— start of DATA EXTRACT —

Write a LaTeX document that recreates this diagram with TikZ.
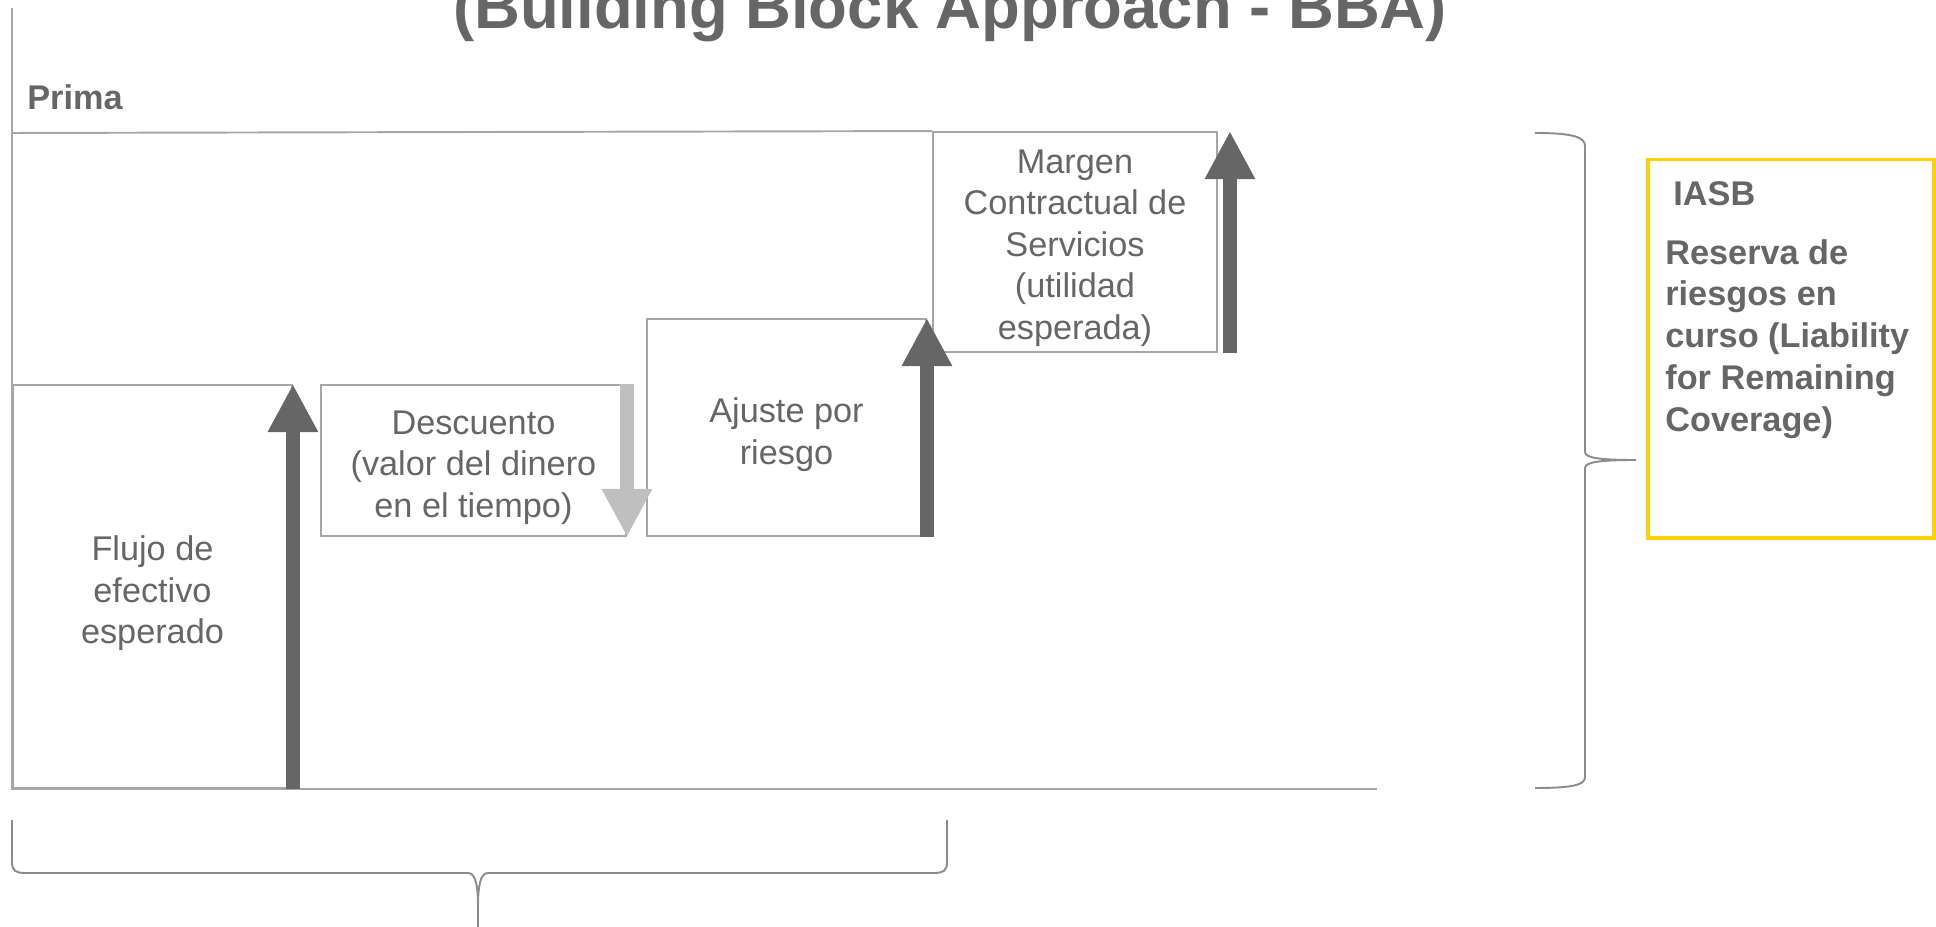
\documentclass[tikz,border=0pt]{standalone}
\usepackage{fontspec}
\setmainfont{Liberation Sans}
\usetikzlibrary{arrows.meta,positioning}
\definecolor{textogris}{RGB}{102,102,102}
\definecolor{lineagris}{RGB}{166,166,166}
\definecolor{llavegris}{RGB}{140,140,140}
\definecolor{flechaclara}{RGB}{191,191,191}
\definecolor{amarillo}{RGB}{255,210,0}

\tikzset{
	caja/.style={draw=lineagris,line width=1.1pt,inner sep=0pt,anchor=south west},
	textocaja/.style={align=center,text=textogris,inner sep=0pt,font=\fontsize{19.5}{23.6}\selectfont},
	etiqueta/.style={text=textogris,inner sep=0pt,font=\bfseries\fontsize{19.5}{23.8}\selectfont},
	flecha/.style={line width=0.28cm,-{Triangle[width=0.94cm,length=0.96cm]},textogris},
	llave/.style={draw=llavegris,line width=1.1pt}
}

\begin{document}
\begin{tikzpicture}
	\useasboundingbox (0,0) rectangle (38.72,18.54);
	\clip (0,0) rectangle (38.72,18.54);
	% titulo, cortado arriba
	\node[anchor=base,text=textogris,inner sep=0pt,font=\bfseries\fontsize{36.1}{40}\selectfont] (titulo) at (19.00,17.96) {(Building Block Approach - BBA)};
	% ejes
	\coordinate (arriba) at (0.24,18.38);
	\coordinate (origen) at (0.24,2.76);
	\coordinate (fin) at (27.54,2.76);
	\draw[lineagris,line width=1.1pt] (arriba) -- (origen) -- (fin);
	\node[etiqueta,anchor=base west] (prima) at (0.54,16.34) {Prima};
	% bloques
	\node[caja,minimum width=5.58cm,minimum height=8.06cm] (flujo) at (0.24,2.76) {};
	\node[caja,minimum width=6.10cm,minimum height=3.02cm] (descuento) at (6.40,7.80) {};
	\node[caja,minimum width=5.58cm,minimum height=4.34cm] (ajuste) at (12.92,7.80) {};
	\node[caja,minimum width=5.68cm,minimum height=4.40cm] (margen) at (18.64,11.48) {};
	\node[textocaja] (flujotxt) at ([yshift=-0.14cm]flujo.center) {Flujo de\\efectivo\\esperado};
	\node[textocaja] (descuentotxt) at ([yshift=-0.14cm]descuento.center) {Descuento\\(valor del dinero\\en el tiempo)};
	\node[textocaja] (ajustetxt) at ([yshift=-0.14cm]ajuste.center) {Ajuste por\\riesgo};
	\node[textocaja] (margentxt) at ([yshift=-0.12cm]margen.center) {Margen\\Contractual de\\Servicios\\(utilidad\\esperada)};
	\draw[lineagris,line width=1.1pt] (0.24,15.88) -- (margen.north west);
	% flechas
	\draw[flecha] (flujo.south east) -- (flujo.north east);
	\draw[flecha,flechaclara] (descuento.north east) -- (descuento.south east);
	\draw[flecha] (ajuste.south east) -- (ajuste.north east);
	\draw[flecha] ([xshift=0.24cm]margen.south east) -- ([xshift=0.24cm]margen.north east);
	% llaves
	\draw[llave] (30.70,15.88) .. controls (31.45,15.88) and (31.70,15.80) .. (31.70,15.62) -- (31.70,9.50)
		.. controls (31.70,9.38) and (32.00,9.34) .. (32.72,9.34)
		.. controls (32.00,9.34) and (31.70,9.30) .. (31.70,9.18) -- (31.70,3.00)
		.. controls (31.70,2.84) and (31.45,2.78) .. (30.70,2.78);
	\draw[llave] (0.24,2.14) -- (0.24,1.30) .. controls (0.24,1.12) and (0.32,1.08) .. (0.50,1.08) -- (9.36,1.08)
		.. controls (9.52,1.08) and (9.56,0.80) .. (9.56,0.40) -- (9.56,0) -- (9.56,0.40)
		.. controls (9.56,0.80) and (9.60,1.08) .. (9.76,1.08) -- (18.68,1.08)
		.. controls (18.86,1.08) and (18.94,1.12) .. (18.94,1.30) -- (18.94,2.14);
	% recuadro IASB
	\node[draw=amarillo,line width=2pt,minimum width=5.72cm,minimum height=7.56cm,anchor=north west] (iasb) at (32.92,15.38) {};
	\node[etiqueta,anchor=base west] (iasbtit) at (33.46,14.42) {IASB};
	\node[etiqueta,anchor=west,align=left] (reserva) at (33.30,11.76) {Reserva de\\riesgos en\\curso (Liability\\for Remaining\\Coverage)};
\end{tikzpicture}
\end{document}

— end of DATA EXTRACT —

▸ **GIVEN EXERCISE**: Exclude the images and reproduce the remaining data exactly.

▸ **RESULT OF THE EXERCISE**:
Write a LaTeX document that recreates this diagram with TikZ.
\documentclass[tikz,border=0pt]{standalone}
\usepackage{fontspec}
\setmainfont{Liberation Sans}
\usetikzlibrary{arrows.meta,positioning}
\definecolor{textogris}{RGB}{102,102,102}
\definecolor{lineagris}{RGB}{166,166,166}
\definecolor{llavegris}{RGB}{140,140,140}
\definecolor{flechaclara}{RGB}{191,191,191}
\definecolor{amarillo}{RGB}{255,210,0}

\tikzset{
	caja/.style={draw=lineagris,line width=1.1pt,inner sep=0pt,anchor=south west},
	textocaja/.style={align=center,text=textogris,inner sep=0pt,font=\fontsize{19.5}{23.6}\selectfont},
	etiqueta/.style={text=textogris,inner sep=0pt,font=\bfseries\fontsize{19.5}{23.8}\selectfont},
	flecha/.style={line width=0.28cm,-{Triangle[width=0.94cm,length=0.96cm]},textogris},
	llave/.style={draw=llavegris,line width=1.1pt}
}

\begin{document}
\begin{tikzpicture}
	\useasboundingbox (0,0) rectangle (38.72,18.54);
	\clip (0,0) rectangle (38.72,18.54);
	% titulo, cortado arriba
	\node[anchor=base,text=textogris,inner sep=0pt,font=\bfseries\fontsize{36.1}{40}\selectfont] (titulo) at (19.00,17.96) {(Building Block Approach - BBA)};
	% ejes
	\coordinate (arriba) at (0.24,18.38);
	\coordinate (origen) at (0.24,2.76);
	\coordinate (fin) at (27.54,2.76);
	\draw[lineagris,line width=1.1pt] (arriba) -- (origen) -- (fin);
	\node[etiqueta,anchor=base west] (prima) at (0.54,16.34) {Prima};
	% bloques
	\node[caja,minimum width=5.58cm,minimum height=8.06cm] (flujo) at (0.24,2.76) {};
	\node[caja,minimum width=6.10cm,minimum height=3.02cm] (descuento) at (6.40,7.80) {};
	\node[caja,minimum width=5.58cm,minimum height=4.34cm] (ajuste) at (12.92,7.80) {};
	\node[caja,minimum width=5.68cm,minimum height=4.40cm] (margen) at (18.64,11.48) {};
	\node[textocaja] (flujotxt) at ([yshift=-0.14cm]flujo.center) {Flujo de\\efectivo\\esperado};
	\node[textocaja] (descuentotxt) at ([yshift=-0.14cm]descuento.center) {Descuento\\(valor del dinero\\en el tiempo)};
	\node[textocaja] (ajustetxt) at ([yshift=-0.14cm]ajuste.center) {Ajuste por\\riesgo};
	\node[textocaja] (margentxt) at ([yshift=-0.12cm]margen.center) {Margen\\Contractual de\\Servicios\\(utilidad\\esperada)};
	\draw[lineagris,line width=1.1pt] (0.24,15.88) -- (margen.north west);
	% flechas
	\draw[flecha] (flujo.south east) -- (flujo.north east);
	\draw[flecha,flechaclara] (descuento.north east) -- (descuento.south east);
	\draw[flecha] (ajuste.south east) -- (ajuste.north east);
	\draw[flecha] ([xshift=0.24cm]margen.south east) -- ([xshift=0.24cm]margen.north east);
	% llaves
	\draw[llave] (30.70,15.88) .. controls (31.45,15.88) and (31.70,15.80) .. (31.70,15.62) -- (31.70,9.50)
		.. controls (31.70,9.38) and (32.00,9.34) .. (32.72,9.34)
		.. controls (32.00,9.34) and (31.70,9.30) .. (31.70,9.18) -- (31.70,3.00)
		.. controls (31.70,2.84) and (31.45,2.78) .. (30.70,2.78);
	\draw[llave] (0.24,2.14) -- (0.24,1.30) .. controls (0.24,1.12) and (0.32,1.08) .. (0.50,1.08) -- (9.36,1.08)
		.. controls (9.52,1.08) and (9.56,0.80) .. (9.56,0.40) -- (9.56,0) -- (9.56,0.40)
		.. controls (9.56,0.80) and (9.60,1.08) .. (9.76,1.08) -- (18.68,1.08)
		.. controls (18.86,1.08) and (18.94,1.12) .. (18.94,1.30) -- (18.94,2.14);
	% recuadro IASB
	\node[draw=amarillo,line width=2pt,minimum width=5.72cm,minimum height=7.56cm,anchor=north west] (iasb) at (32.92,15.38) {};
	\node[etiqueta,anchor=base west] (iasbtit) at (33.46,14.42) {IASB};
	\node[etiqueta,anchor=west,align=left] (reserva) at (33.30,11.76) {Reserva de\\riesgos en\\curso (Liability\\for Remaining\\Coverage)};
\end{tikzpicture}
\end{document}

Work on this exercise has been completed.